Week 3 Retrospective
I continue to not know where all my time is going!
What went well:
An appropriately difficult and lengthy quiz! Well actually, I’m not sure whether the fact that most students scored very well means they had enough time for a quiz of the right difficulty or they had too long for too easy of a quiz. The good part is they all scored significantly better than last week, even though the material is supposedly more difficult.
I started leaving code comments for their projects and assignments, which I think is an industry practice I can bring to the students. It’s a lot of work though, and I might scale that down later especially when the code becomes a lot more complex. I find that because I leave comments and will try to leave at least a hint for problems that didn’t pass all tests, I have to essentially debug their code, which I don’t really want to do. That’s why the tests are there! I guess the tests will check whether the code is correct and isolate the problem for where it’s incorrect, as well as catch mistakes in the code that I might not catch otherwise if the tests weren’t there.
I skimmed down my testing code quite a bit, and it’s great! I realized I could write I/O tests and still mock out the functions I need. I also shared these scripts with the wider GIR instructors team, and I do hope other people use them too! I feel quite accomplished with my scripts on testing students’ unit tests (although we haven’t gotten there yet) as well as my scripts to mock out functions and store print statements in a variable to check for correctness.
Earlier in the week when students told me their tests weren’t passing for the project, my reaction was my tests might be wrong. But after a few times, my tests were never wrong and my students’ code was always the one that was wrong. That gave me more confidence in my testing code script, and I learned to actually just be more confident in it because I’ve tested it using my own solution code as well as on Mimir.
What can be improved:
Explaining while loops is hard and I suspect some students did not understand how to construct a while loop. I’m planning on rectifying that tomorrow.
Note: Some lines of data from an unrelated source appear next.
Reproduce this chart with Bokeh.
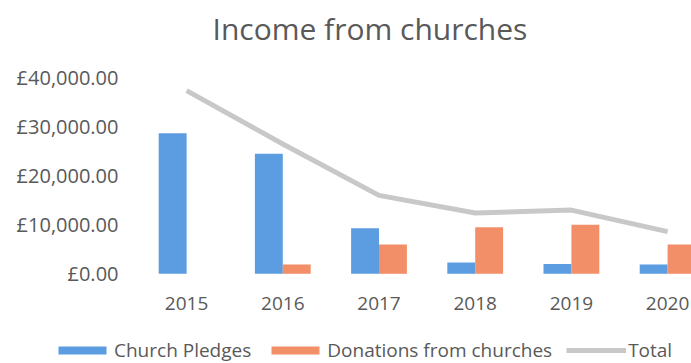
from bokeh.plotting import figure
from bokeh.models import (Range1d, FixedTicker, Legend, LegendItem, ColumnDataSource,
                          LinearAxis)
from bokeh.embed import file_html
from bokeh.resources import INLINE

# ---- data ----
years = [2015, 2016, 2017, 2018, 2019, 2020]
church_pledges = [28700, 24500, 9300, 2300, 2000, 1900]
donations_from_churches = [0, 1900, 6000, 9500, 10000, 6000]
total = [37400, 26500, 16000, 12400, 13000, 8600]
y_ticks = [0, 10000, 20000, 30000, 40000]
y_tick_labels = ["£0.00", "£10,000.00", "£20,000.00", "£30,000.00", "£40,000.00"]
year_labels = ["2015", "2016", "2017", "2018", "2019", "2020"]

FONT = "Open Sans"
TXT = "#595959"
BLUE = "#5b9de0"
ORANGE = "#f28f68"
GREY = "#c8c8c8"

W, H = 691, 363
TITLE_H = 51                 # height of the title band
PLOT_LEFT_PX = 138           # where the category axis starts
PX_PER_YEAR = 96.2
ZERO_Y, TOP_TICK_Y = 272.7, 75.5   # canvas px of 0 and 40,000
px_per_val = (ZERO_Y - TOP_TICK_Y) / 40000

x_start = (years[0] - 0.5) - PLOT_LEFT_PX / PX_PER_YEAR
x_end = (years[0] - 0.5) + (W - PLOT_LEFT_PX) / PX_PER_YEAR
y_end = (ZERO_Y - TITLE_H) / px_per_val
y_start = -(H - ZERO_Y) / px_per_val

bar_w = 0.29
src = ColumnDataSource(dict(
    x_p=[y - bar_w / 2 for y in years],
    x_d=[y + bar_w / 2 for y in years],
    x=years,
    p=church_pledges,
    d=donations_from_churches,
    t=total,
))

p = figure(width=W, height=H, output_backend="svg", toolbar_location=None,
           x_range=Range1d(x_start, x_end), y_range=Range1d(y_start, y_end),
           x_axis_location=None, y_axis_location=None,
           min_border_left=0, min_border_right=0, min_border_top=TITLE_H,
           min_border_bottom=0, title="Income from churches")

p.title.text_font = FONT
p.title.text_font_size = "30px"
p.title.text_font_style = "normal"
p.title.text_color = TXT
p.title.align = "left"
p.title.offset = 212
p.title.standoff = 10

r1 = p.vbar(x="x_p", top="p", width=bar_w, source=src, color=BLUE, line_color=None)
r2 = p.vbar(x="x_d", top="d", width=bar_w, source=src, color=ORANGE, line_color=None)
r3 = p.line(x="x", y="t", source=src, line_color=GREY, line_width=5)

p.xgrid.visible = False
p.ygrid.visible = False
p.outline_line_color = None

xaxis = LinearAxis(fixed_location=0, ticker=FixedTicker(ticks=years),
                   major_label_overrides={y: s for y, s in zip(years, year_labels)})
yaxis = LinearAxis(fixed_location=years[0] - 0.5, ticker=FixedTicker(ticks=y_ticks),
                   major_label_overrides={v: s for v, s in zip(y_ticks, y_tick_labels)})
for ax in (xaxis, yaxis):
    ax.axis_line_color = None
    ax.major_tick_line_color = None
    ax.minor_tick_line_color = None
    ax.major_tick_out = 0
    ax.major_tick_in = 0
    ax.minor_tick_out = 0
    ax.minor_tick_in = 0
    ax.major_label_text_font = FONT
    ax.major_label_text_font_size = "19px"
    ax.major_label_text_color = TXT
xaxis.major_label_standoff = 23
yaxis.major_label_standoff = 20
yaxis.major_label_text_font_size = "20px"
p.add_layout(xaxis, "below")
p.add_layout(yaxis, "left")

legend = Legend(items=[
    LegendItem(label="Church Pledges", renderers=[r1]),
    LegendItem(label="Donations from churches", renderers=[r2]),
    LegendItem(label="Total", renderers=[r3]),
], orientation="horizontal", location=(52, 0), padding=0, margin=0,
    spacing=14, label_standoff=2, glyph_width=60, glyph_height=10,
    border_line_color=None, background_fill_alpha=0,
    label_text_font=FONT, label_text_font_size="19px", label_text_color=TXT)
p.add_layout(legend, "center")

open("out.html", "w").write(file_html(p, INLINE))
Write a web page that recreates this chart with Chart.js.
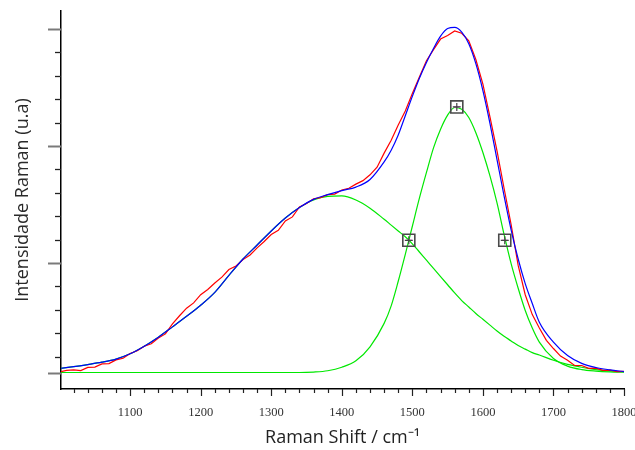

I might need to rethink how labs are run. Right now, I’m reviewing / finishing explaining material from lecture, giving 20ish minutes to do a coding problem, then going over answers. I don’t know if 20 minutes to do a problem is enough, and it seems like maybe not, depending on what the problem is. I go over the answers in class so I don’t have to grade (and write unit tests for) them.
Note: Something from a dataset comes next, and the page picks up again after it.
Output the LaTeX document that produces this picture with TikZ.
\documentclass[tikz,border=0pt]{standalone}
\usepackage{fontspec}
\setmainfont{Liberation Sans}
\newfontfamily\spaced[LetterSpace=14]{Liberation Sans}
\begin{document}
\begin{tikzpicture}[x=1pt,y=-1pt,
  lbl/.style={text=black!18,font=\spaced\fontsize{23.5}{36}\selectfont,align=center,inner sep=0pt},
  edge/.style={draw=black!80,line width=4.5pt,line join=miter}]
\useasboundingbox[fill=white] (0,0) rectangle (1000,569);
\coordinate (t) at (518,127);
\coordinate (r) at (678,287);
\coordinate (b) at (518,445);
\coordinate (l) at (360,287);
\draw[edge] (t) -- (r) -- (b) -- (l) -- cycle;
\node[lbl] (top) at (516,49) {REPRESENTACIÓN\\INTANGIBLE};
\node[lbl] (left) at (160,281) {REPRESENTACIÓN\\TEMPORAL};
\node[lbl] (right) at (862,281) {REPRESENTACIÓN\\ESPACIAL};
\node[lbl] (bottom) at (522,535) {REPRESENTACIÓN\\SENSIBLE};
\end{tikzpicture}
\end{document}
I continue to miss little details here and there in explaining and introducing concepts, but I still think that’s to come with time and repetition of teaching these concepts. I’m bound to forget but the important part of that is to realize I should explain it again with those details not missing.
More quickly thinking of ways to explain concepts differently is a skill I really want to pick up. On Friday, I talked to a student for two or three hours to explain / lead to the conclusion of having a condition that always evaluates to True in an expression containing a logical operator does not need to be there. We went in loops quite a few times until I realized that explaining that particular concept by saying “this has no impact on the code so we don’t need it” makes a lot of sense. It took me? too long to get there, but I did try other ways to explain the same idea.
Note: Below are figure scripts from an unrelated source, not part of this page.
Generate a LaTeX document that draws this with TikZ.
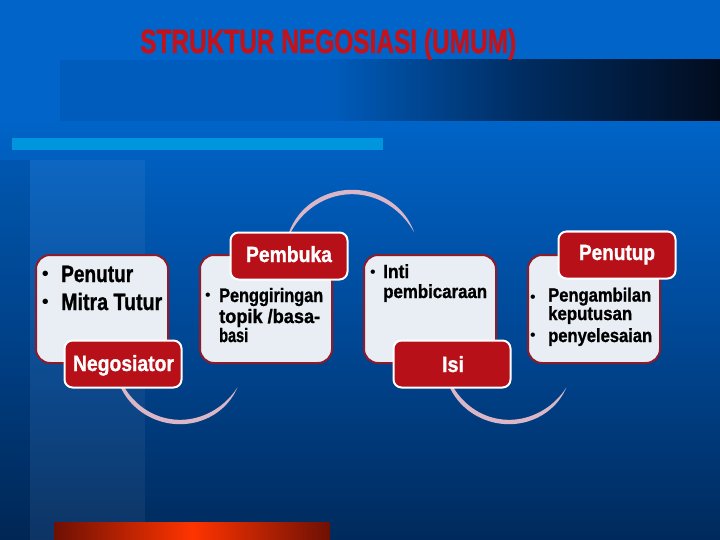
\documentclass[tikz,border=0pt]{standalone}
\usepackage{fontspec}
\setmainfont{Liberation Sans}[BoldFeatures={FakeBold=1.2}]
\usepackage{graphicx}
\definecolor{bgtop}{RGB}{0,100,200}
\definecolor{bgmid}{RGB}{0,72,150}
\definecolor{bgbot}{RGB}{0,42,92}
\definecolor{bandA}{RGB}{0,92,188}
\definecolor{bandM}{RGB}{0,44,96}
\definecolor{bandend}{RGB}{2,12,30}
\definecolor{lightbar}{RGB}{0,150,222}
\definecolor{titlered}{RGB}{196,18,26}
\definecolor{boxfill}{RGB}{232,238,244}
\definecolor{boxline}{RGB}{140,28,44}
\definecolor{redfill}{RGB}{184,16,24}
\definecolor{arcc}{RGB}{218,182,198}
\definecolor{orangec}{RGB}{255,52,0}
\definecolor{orangedk}{RGB}{110,16,4}
\newlength\fitwd
\newcommand\fitt[3]{{\fontsize{#2}{#2}\selectfont\bfseries
  \settowidth{\fitwd}{#3}\pgfmathsetmacro\fitsc{#1/\fitwd}\scalebox{\fitsc}[1]{#3}}}
% tapered arc: centre (#1,#2), radius #3, from angle #4 to #5
\newcommand\tarc[5]{%
  \fill[arcc] plot[domain=#4:#5,samples=70]
    ({#1+(#3+2.2*abs(sin((\x-#4)/(#5-#4)*180))*(2-abs(sin((\x-#4)/(#5-#4)*180))))*cos(\x)},
     {#2+(#3+2.2*abs(sin((\x-#4)/(#5-#4)*180))*(2-abs(sin((\x-#4)/(#5-#4)*180))))*sin(\x)})
  -- plot[domain=#5:#4,samples=70]
    ({#1+(#3-2.2*abs(sin((\x-#4)/(#5-#4)*180))*(2-abs(sin((\x-#4)/(#5-#4)*180))))*cos(\x)},
     {#2+(#3-2.2*abs(sin((\x-#4)/(#5-#4)*180))*(2-abs(sin((\x-#4)/(#5-#4)*180))))*sin(\x)})
  -- cycle;}
\tikzset{
  lbox/.style={draw=boxline, line width=2pt, fill=boxfill, rounded corners=14pt,
    minimum width=132pt, minimum height=108pt, inner sep=0pt},
  rbox/.style={draw=white, line width=2pt, fill=redfill, rounded corners=8pt,
    minimum width=117pt, minimum height=47pt, inner sep=0pt},
  lab/.style={inner sep=0pt, anchor=base, text=white},
  txt/.style={inner sep=0pt, anchor=base west, text=black},
  bul/.style={inner sep=0pt, anchor=base, text=black}
}
\begin{document}
\begin{tikzpicture}[x=1pt,y=-1pt]
\useasboundingbox (0,0) rectangle (720,540);
% background
\fill[bgtop] (0,0) rectangle (720,120);
\shade[top color=bgtop, bottom color=bgbot, middle color=bgmid] (0,119) rectangle (720,540);
\fill[black,opacity=0.08] (0,160) rectangle (30,540);
\fill[white,opacity=0.05] (30,160) rectangle (145,540);
% dark band
\fill[bandA] (60,60) rectangle (330,121);
\shade[left color=bandA, right color=bandend, middle color=bandM] (330,60) rectangle (720,121);
% light bar
\fill[lightbar] (12,138) rectangle (383,150);
% orange bar
\shade[left color=orangedk, right color=orangedk, middle color=orangec] (54,522) rectangle (330,540);
% title
\node[txt,text=titlered] (title) at (140,53) {\fitt{376}{33.5}{STRUKTUR NEGOSIASI (UMUM)}};
% arcs
\tarc{180}{357}{65}{28}{175}
\tarc{352}{260}{68}{195}{336}
\tarc{509}{357}{65}{28}{175}
% light boxes
\node[lbox] (b1) at (102,309) {};
\node[lbox] (b2) at (266,309) {};
\node[lbox] (b3) at (430,309) {};
\node[lbox] (b4) at (594,309) {};
% red boxes
\node[rbox] (neg) at (123,364) {};
\node[rbox] (pem) at (289,256) {};
\node[rbox] (isi) at (452,364) {};
\node[rbox] (pen) at (617,255) {};
% red labels
\node[lab] (tneg) at (123.5,371) {\fitt{101}{22}{Negosiator}};
\node[lab] (tpem) at (289,262) {\fitt{86}{22}{Pembuka}};
\node[lab] (tisi) at (453,372) {\fitt{22}{22}{Isi}};
\node[lab] (tpen) at (617,260) {\fitt{76}{22}{Penutup}};
% box 1 text
\node[bul] (u1a) at (45.5,280) {\fontsize{20}{20}\selectfont •};
\node[txt] (t1a) at (61,282) {\fitt{72}{23.7}{Penutur}};
\node[bul] (u1b) at (45.5,308) {\fontsize{20}{20}\selectfont •};
\node[txt] (t1b) at (61,310) {\fitt{101}{23.7}{Mitra Tutur}};
% box 2 text
\node[bul] (u2a) at (208,300.8) {\fontsize{16}{16}\selectfont •};
\node[txt] (t2a) at (219,302) {\fitt{104}{19.5}{Penggiringan}};
\node[txt] (t2b) at (219,323) {\fitt{101}{19.5}{topik /basa-}};
\node[txt] (t2c) at (219,342) {\fitt{29}{19.5}{basi}};
% box 3 text
\node[bul] (u3a) at (373,277.5) {\fontsize{16}{16}\selectfont •};
\node[txt] (t3a) at (383,278) {\fitt{26}{19}{Inti}};
\node[txt] (t3b) at (383,298) {\fitt{104}{19}{pembicaraan}};
% box 4 text
\node[bul] (u4a) at (533,302) {\fontsize{16}{16}\selectfont •};
\node[txt] (t4a) at (548,301.5) {\fitt{103}{19}{Pengambilan}};
\node[txt] (t4b) at (548,320) {\fitt{84}{19}{keputusan}};
\node[bul] (u4b) at (533,340.8) {\fontsize{16}{16}\selectfont •};
\node[txt] (t4c) at (548,342) {\fitt{104}{19}{penyelesaian}};
\end{tikzpicture}
\end{document}
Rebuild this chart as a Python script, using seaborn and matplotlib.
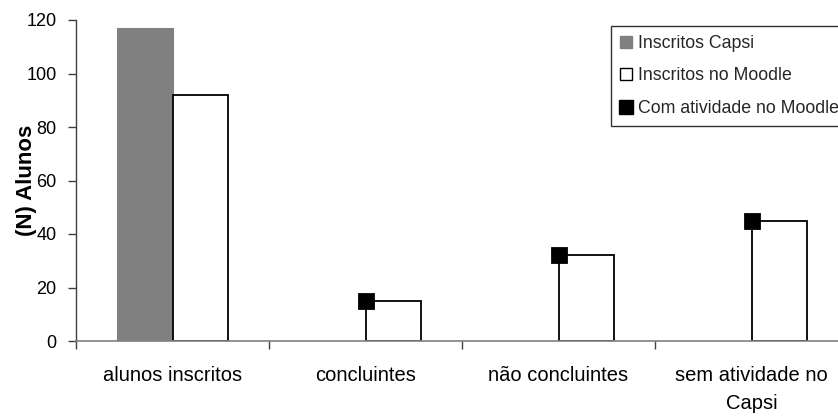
import numpy as np
import pandas as pd
import matplotlib
matplotlib.use("Agg")
import matplotlib.pyplot as plt
from matplotlib.lines import Line2D
import seaborn as sns

# Categorias e séries (número de alunos)
categorias = ["alunos inscritos", "concluintes", "não concluintes", "sem atividade no\nCapsi"]
series_barras = ["Inscritos Capsi", "Inscritos no Moodle"]
inscritos_capsi = [117, np.nan, np.nan, np.nan]
inscritos_moodle = [92, 15, 32, 45]
com_atividade_moodle = [np.nan, 15, 32, 45]
y_ticks = [0, 20, 40, 60, 80, 100, 120]

sns.set_theme(style="white")
plt.rcParams["font.family"] = ["Liberation Sans", "DejaVu Sans"]

df = pd.DataFrame({
    "categoria": categorias * 2,
    "serie": [series_barras[0]] * 4 + [series_barras[1]] * 4,
    "valor": inscritos_capsi + inscritos_moodle,
})

fig = plt.figure(figsize=(8.38, 4.17), dpi=100)
ax = fig.add_axes([76 / 838, 76 / 417, 772 / 838, 321 / 417])

sns.barplot(data=df, x="categoria", y="valor", hue="serie", order=categorias,
            hue_order=series_barras,
            palette={"Inscritos Capsi": "#808080", "Inscritos no Moodle": "white"},
            width=0.58, gap=0, errorbar=None, legend=False, ax=ax)

for patch in ax.containers[0]:
    patch.set_edgecolor("#808080")
    patch.set_linewidth(0.8)
for patch in ax.containers[1]:
    patch.set_edgecolor("black")
    patch.set_linewidth(1.3)

sns.pointplot(x=categorias, y=com_atividade_moodle, order=categorias,
              color="black", marker="s", linestyle="none", markersize=9.5,
              errorbar=None, ax=ax)

ax.set_xlim(-0.5, 3.5)
ax.set_ylim(0, 120)
ax.set_yticks(y_ticks)
ax.set_yticklabels([str(v) for v in y_ticks], fontsize=13, color="black")
ax.set_xticks(range(len(categorias)))
ax.set_xticklabels(categorias, fontsize=14.5, color="black", linespacing=1.6)
ax.set_xticks([i - 0.5 for i in range(len(categorias))], minor=True)
ax.tick_params(axis="x", which="major", length=0, pad=18)
ax.tick_params(axis="x", which="minor", length=6, width=1, color="#404040",
               direction="out", bottom=True)
ax.tick_params(axis="y", length=6, width=1, color="#404040", direction="out",
               left=True, pad=8)

ax.set_xlabel("")
ax.set_ylabel("(N) Alunos", fontsize=16, fontweight="bold", color="black")
ax.yaxis.set_label_coords(-0.05, 0.5)

for side in ["top", "right"]:
    ax.spines[side].set_visible(False)
ax.spines["left"].set_color("#404040")
ax.spines["bottom"].set_color("#808080")
ax.spines["left"].set_linewidth(1)
ax.spines["bottom"].set_linewidth(1.2)

handles = [
    Line2D([], [], marker="s", linestyle="none", markersize=8.6,
           markerfacecolor="#808080", markeredgecolor="#808080"),
    Line2D([], [], marker="s", linestyle="none", markersize=8.2,
           markerfacecolor="white", markeredgecolor="black", markeredgewidth=1),
    Line2D([], [], marker="s", linestyle="none", markersize=10,
           markerfacecolor="black", markeredgecolor="black"),
]
leg = fig.legend(handles, ["Inscritos Capsi", "Inscritos no Moodle", "Com atividade no Moodle"],
                 loc="upper left", bbox_to_anchor=(611 / 838, 1 - 26 / 417),
                 bbox_transform=fig.transFigure, borderaxespad=0, numpoints=1,
                 fontsize=12.8, frameon=True, fancybox=False, edgecolor="black",
                 handlelength=0.7, handleheight=0.7, handletextpad=0.3,
                 labelspacing=0.87, borderpad=0.5)
leg.get_frame().set_linewidth(1)

fig.savefig("out.png", dpi=100)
One of my students starts projects really early and he catches all the mistakes or questions in my project and homework code. I’m pretty grateful for him because he’s not egotistical about it at all and he’s quite respectful. I’m also really impressed at how fast he can finish homework / projects because he’s always the first one done. Pretty cool! Anyway, I need to release more unit tests to my students and make sure that the examples I release are a representative sample of the unit tests I have behind the scenes.
For quizzes, I’m not sure whether I want to let students have tests to run. I don’t really want to take points off for code that doesn’t run, because, well, if the exams were on paper, that wouldn’t be a requirement. But, a student told me during a quiz that he couldn’t run the code, so I released one test for it. I still don’t know whether to do so for the next quiz, because I don’t really care on an exam whether the code runs. It just makes my life easier when I can rely on tests passing or failing to determine code correctness, but it’s a bit unrealistic to get running code during a test, especially for complex code down the line. Also for the quiz tests, I wrote a rubric this last time as well as tests, and I realized if a student makes one mistake, it’s counted twice — once in the test and once in the rubric. That’s probably not good.
All in all, there’s a lot that’s going well but also a lot to think about and probably improve on, as usual!